We’re snagging the basic layout for the front of the garden from a professor I work with at SBC, and it involves creating pathways around the garden for easy access (something we’ve struggled with in the past).  We’re grateful for SB’s great notes and detailed outline on Facebook!

The basic layout of veggies that we’ve come up with are as follows: tomatoes and peppers are going to fill the front left quadrant; spinach, beans, cucumbers and zucchini are going to fill the front right quadrant; and then the back two quadrants are going to be filled with corn, peas and pole beans.  It’s the back part that I’m the most excited about because we’re going to try to tackle a major problem we’ve had in the past (creating and maintaining trellises) with a method found in CBGM (pg 161) called Partnership Cropping.  By planting the corn and peas or beans in the same row, as the corn grows the peas/beans are able to use the corn stalks as a trellis.  Since the peas and beans enrich the soil with more nitrogen than they take up, they’ll help to enrich the soil, and also the heavy nitrogen feeding corn.  It’s a beautiful partnership!

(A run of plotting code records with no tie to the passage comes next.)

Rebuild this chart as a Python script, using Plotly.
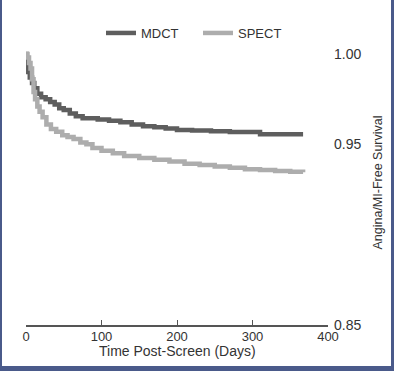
import plotly.graph_objects as go

# Kaplan-Meier style step data
mdct_days = [0, 1, 2, 3, 5, 8, 11, 15, 20, 26, 32, 38, 44, 50, 58, 66, 75, 95, 110, 125,
             140, 155, 170, 185, 200, 220, 245, 270, 310, 367]
mdct_surv = [1.000, 0.996, 0.993, 0.990, 0.987, 0.984, 0.981, 0.978, 0.976, 0.975, 0.9735,
             0.972, 0.970, 0.969, 0.967, 0.9655, 0.9645, 0.9637, 0.963, 0.9622, 0.961,
             0.960, 0.9595, 0.9588, 0.958, 0.9576, 0.9572, 0.9568, 0.9556, 0.9556]

spect_days = [0, 2, 4, 6, 8, 10, 12, 15, 18, 22, 27, 33, 40, 48, 55, 63, 72, 80, 88, 100,
              115, 130, 150, 170, 190, 210, 230, 250, 270, 290, 310, 330, 350, 367]
spect_surv = [1.000, 0.998, 0.995, 0.992, 0.986, 0.979, 0.975, 0.971, 0.968, 0.965, 0.961,
              0.9585, 0.957, 0.955, 0.954, 0.953, 0.951, 0.950, 0.948, 0.9465, 0.945,
              0.9435, 0.9425, 0.9415, 0.9405, 0.9392, 0.9385, 0.9378, 0.937, 0.9362,
              0.9358, 0.9352, 0.9348, 0.9345]

x_ticks = [0, 100, 200, 300, 400]
y_ticks = [0.85, 0.95, 1.00]
y_tick_labels = ["0.85", "0.95", "1.00"]
x_title = "Time Post-Screen (Days)"
y_title = "Angina/MI-Free Survival"

FONT = "Arial, 'Liberation Sans', sans-serif"
W, H = 394, 371
L, R, T, B = 26, 66, 40, 46
PW, PH = W - L - R, H - T - B

fig = go.Figure()
fig.add_trace(go.Scatter(x=mdct_days, y=mdct_surv, mode="lines", name="MDCT",
                         line=dict(color="#5e5e5e", width=4.5, shape="hv")))
fig.add_trace(go.Scatter(x=spect_days, y=spect_surv, mode="lines", name="SPECT",
                         line=dict(color="#adadad", width=4.5, shape="hv")))

def px_x(p):
    return (p - L) / PW

def px_y(p):
    return (H - B - p) / PH

fig.update_layout(
    width=W, height=H,
    margin=dict(l=L, r=R, t=T, b=B, pad=0),
    paper_bgcolor="#4a5a8a",
    plot_bgcolor="white",
    font=dict(family=FONT, size=13, color="#333333"),
    showlegend=True,
    legend=dict(orientation="h", x=px_x(101), xanchor="left", y=px_y(33), yanchor="middle",
                bgcolor="rgba(0,0,0,0)", font=dict(size=13, color="#333333"),
                entrywidth=52, entrywidthmode="pixels", itemwidth=30),
    shapes=[dict(type="rect", xref="paper", yref="paper",
                 x0=px_x(2), x1=px_x(391), y0=px_y(366), y1=px_y(-2),
                 fillcolor="white", line=dict(width=0), layer="below")],
    annotations=[dict(text=x_title, xref="paper", yref="paper", x=px_x(177.5), y=px_y(351),
                      xanchor="center", yanchor="middle", showarrow=False,
                      font=dict(size=14, color="#333333"))],
    xaxis=dict(range=[0, 400], tickvals=x_ticks, ticks="inside", ticklen=5,
               tickcolor="#555555", showline=True, linecolor="#555555", linewidth=1.5,
               showgrid=False, zeroline=False, ticklabelstandoff=-1,
               tickfont=dict(size=13, color="#333333")),
    yaxis=dict(range=[0.85, 1.00775], side="right", tickvals=y_ticks, ticktext=y_tick_labels,
               ticks="", showline=False, showgrid=False, zeroline=False,
               ticklabelstandoff=5,
               tickfont=dict(size=14, color="#333333"),
               title=dict(text=y_title, standoff=12,
                          font=dict(size=12.5, color="#333333"))),
)

fig.write_html("out.html", config={"displayModeBar": False},
               post_script="document.body.style.margin='0';")
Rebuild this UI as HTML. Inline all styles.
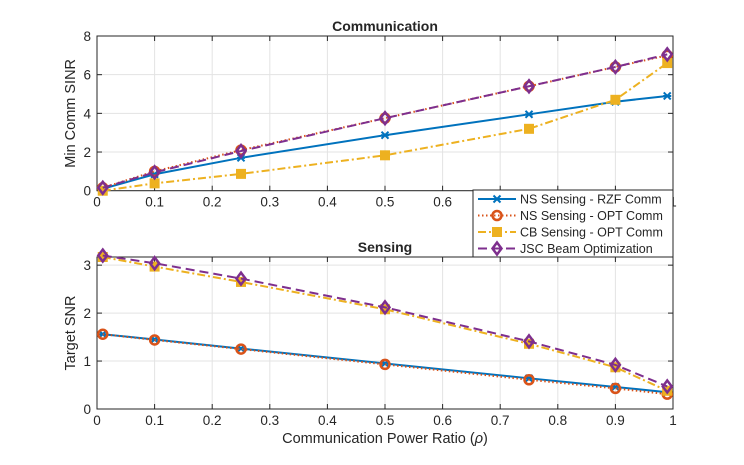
<!DOCTYPE html>
<html><head><meta charset="utf-8"><style>
body{margin:0;background:#fff}
svg text{font-family:"Liberation Sans",Arial,sans-serif;fill:#262626}
</style></head><body>
<svg id="c" width="744" height="460" xmlns="http://www.w3.org/2000/svg"></svg>
<script>
const xs=[0.01,0.1,0.25,0.5,0.75,0.9,0.99];
const xTicks=[0,0.1,0.2,0.3,0.4,0.5,0.6,0.7,0.8,0.9,1];
const topTicks=[0,2,4,6,8];
const botTicks=[0,1,2,3];
const commRZF=[0.1,0.85,1.7,2.87,3.95,4.6,4.9];
const commOPT=[0.15,1.0,2.1,3.75,5.4,6.4,7.0];
const commCB=[0.0,0.38,0.87,1.83,3.2,4.7,6.6];
const commJSC=[0.15,0.95,2.05,3.75,5.4,6.4,7.05];
const sensRZF=[1.56,1.45,1.26,0.95,0.64,0.46,0.35];
const sensOPT=[1.56,1.44,1.25,0.93,0.61,0.43,0.31];
const sensCB=[3.17,2.97,2.65,2.08,1.36,0.87,0.38];
const sensJSC=[3.2,3.04,2.72,2.12,1.41,0.92,0.47];
const labels=["NS Sensing - RZF Comm","NS Sensing - OPT Comm","CB Sensing - OPT Comm","JSC Beam Optimization"];
const svg=document.getElementById('c');const NS='http://www.w3.org/2000/svg';
function el(t,a,p){const e=document.createElementNS(NS,t);for(const k in a)e.setAttribute(k,a[k]);(p||svg).appendChild(e);return e;}
const X0=97,X1=673;
const styles=[{c:'#0072BD',d:'',m:'x',w:2},{c:'#D95319',d:'1.5 2.5',m:'o',w:2},{c:'#EDB120',d:'8 3 2 3',m:'s',w:2},{c:'#7E2F8E',d:'9 5',m:'d',w:2}];
function marker(g,s,x,y){
 if(s.m==='x'){el('path',{d:`M${x-3.5},${y-3.5}L${x+3.5},${y+3.5}M${x-3.5},${y+3.5}L${x+3.5},${y-3.5}M${x-4},${y}L${x+4},${y}`,stroke:s.c,'stroke-width':2},g);}
 else if(s.m==='o'){el('circle',{cx:x,cy:y,r:4.5,fill:'none',stroke:s.c,'stroke-width':2.5},g);}
 else if(s.m==='s'){el('rect',{x:x-4,y:y-4,width:8,height:8,fill:s.c,stroke:s.c,'stroke-width':2},g);}
 else {el('path',{d:`M${x},${y-6}L${x+4.5},${y}L${x},${y+6}L${x-4.5},${y}Z`,fill:'none',stroke:s.c,'stroke-width':2.5},g);}
}
function axes(name,top,bot,ymax,yt,series,title,ylabel){
 const sx=v=>X0+(X1-X0)*v, sy=v=>bot-(bot-top)*v/ymax;
 const g=el('g',{});
 xTicks.forEach(t=>{el('line',{x1:sx(t),x2:sx(t),y1:top,y2:bot,stroke:'#e3e3e3','stroke-width':1},g);});
 yt.forEach(t=>{el('line',{x1:X0,x2:X1,y1:sy(t),y2:sy(t),stroke:'#e3e3e3','stroke-width':1},g);});
 el('rect',{x:X0,y:top,width:X1-X0,height:bot-top,fill:'none',stroke:'#262626','stroke-width':1},g);
 xTicks.forEach(t=>{el('line',{x1:sx(t),x2:sx(t),y1:bot,y2:bot-5,stroke:'#262626'},g);el('line',{x1:sx(t),x2:sx(t),y1:top,y2:top+5,stroke:'#262626'},g);
  const tx=el('text',{x:sx(t),y:bot+16,'text-anchor':'middle','font-size':13.5},g);tx.textContent=String(t);});
 yt.forEach(t=>{el('line',{x1:X0,x2:X0+5,y1:sy(t),y2:sy(t),stroke:'#262626'},g);el('line',{x1:X1,x2:X1-5,y1:sy(t),y2:sy(t),stroke:'#262626'},g);
  const tx=el('text',{x:X0-6,y:sy(t)+5,'text-anchor':'end','font-size':13.5},g);tx.textContent=t;});
 series.forEach((d,i)=>{const s=styles[i];
  const sg=el('g',{},g);
  el('polyline',{points:d.map((v,j)=>sx(xs[j])+','+sy(v)).join(' '),fill:'none',stroke:s.c,'stroke-width':s.w,'stroke-dasharray':s.d},sg);
  d.forEach((v,j)=>marker(sg,s,sx(xs[j]),sy(v)));});
 const tt=el('text',{x:(X0+X1)/2,y:top-5,'text-anchor':'middle','font-size':14,'font-weight':'bold',fill:'#000'});tt.textContent=title;
 
 const yl=el('text',{x:0,y:0,'text-anchor':'middle','font-size':14.5,transform:`translate(${X0-22},${(top+bot)/2}) rotate(-90)`});yl.textContent=ylabel;
 
}
axes('comm-axes',36,190.7,8,topTicks,[commRZF,commOPT,commCB,commJSC],'Communication','Min Comm SINR');
axes('sens-axes',257,409,3.17,botTicks,[sensRZF,sensOPT,sensCB,sensJSC],'Sensing','Target SNR');
const xl=el('text',{x:385,y:443,'text-anchor':'middle','font-size':14.5});xl.innerHTML='Communication Power Ratio (<tspan font-style="italic">ρ</tspan>)';

const lg=el('g',{});
el('rect',{x:473,y:190,width:200,height:67,fill:'#fff',stroke:'#262626'},lg);
labels.forEach((l,i)=>{const s=styles[i],y=199+i*16.5;
 const eg=el('g',{},lg);
 el('line',{x1:478,x2:516,y1:y,y2:y,stroke:s.c,'stroke-width':2,'stroke-dasharray':s.d},eg);
 marker(eg,s,497,y);
 const t=el('text',{x:520,y:y+4.5,'font-size':12.5,fill:'#000'},eg);t.textContent=l;});
</script>
</body></html>
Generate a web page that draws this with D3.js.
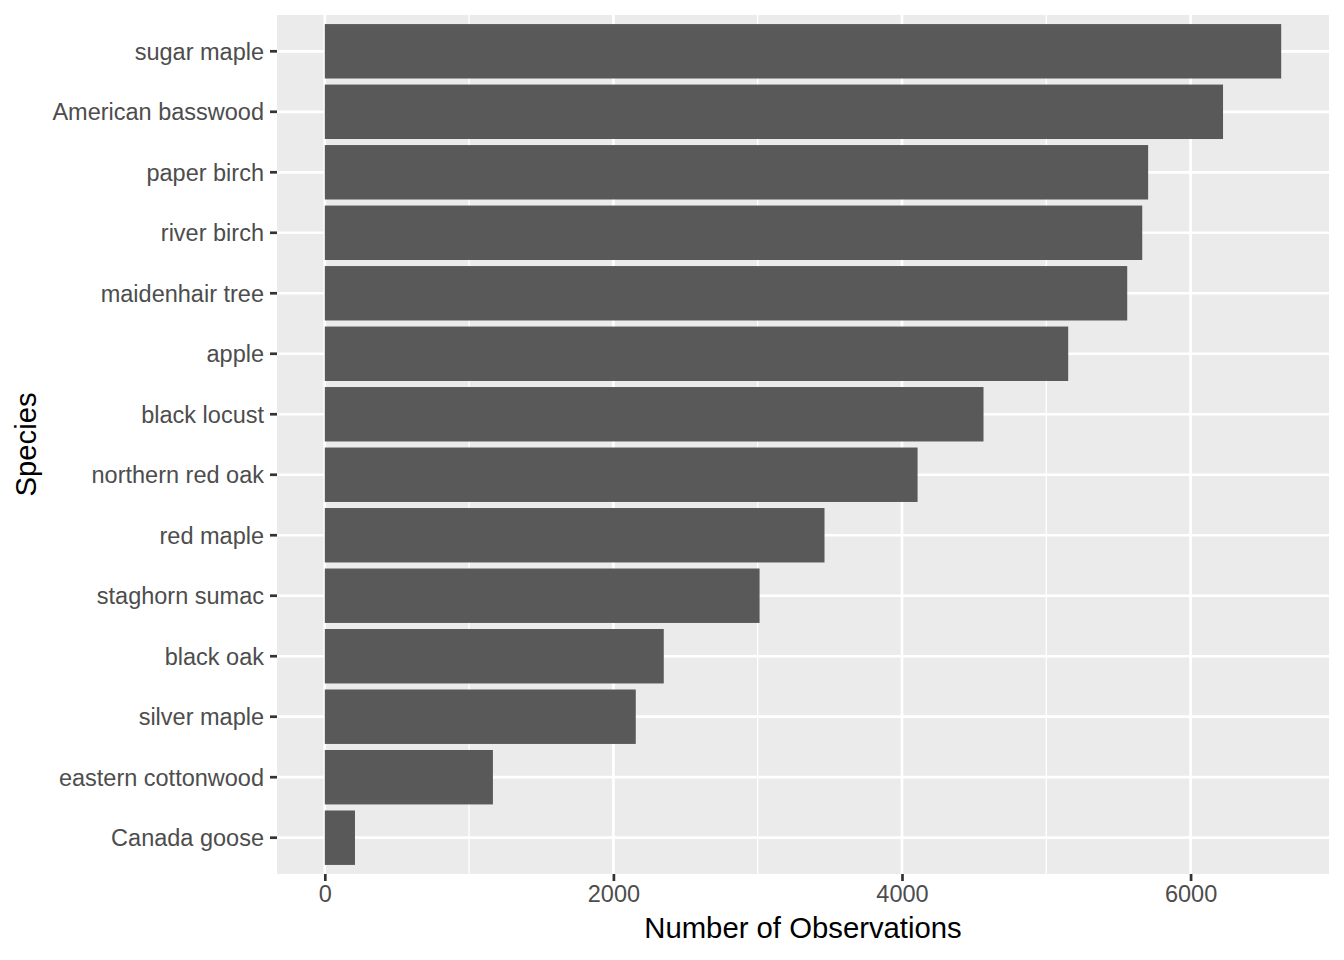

We ended our time in the garden today by planting the first few seeds–snow peas, spinach, and basil.  We celebrated our success of the weekend by taking a trip to Lowes to check out all the seeds, fencing options, and general fun that comes with that trip.  And as always, we came out with bigger ideas then when we went in with…apparently, we don’t do “don’t attempt too much” all that well.  Sorry, Mr. Biles!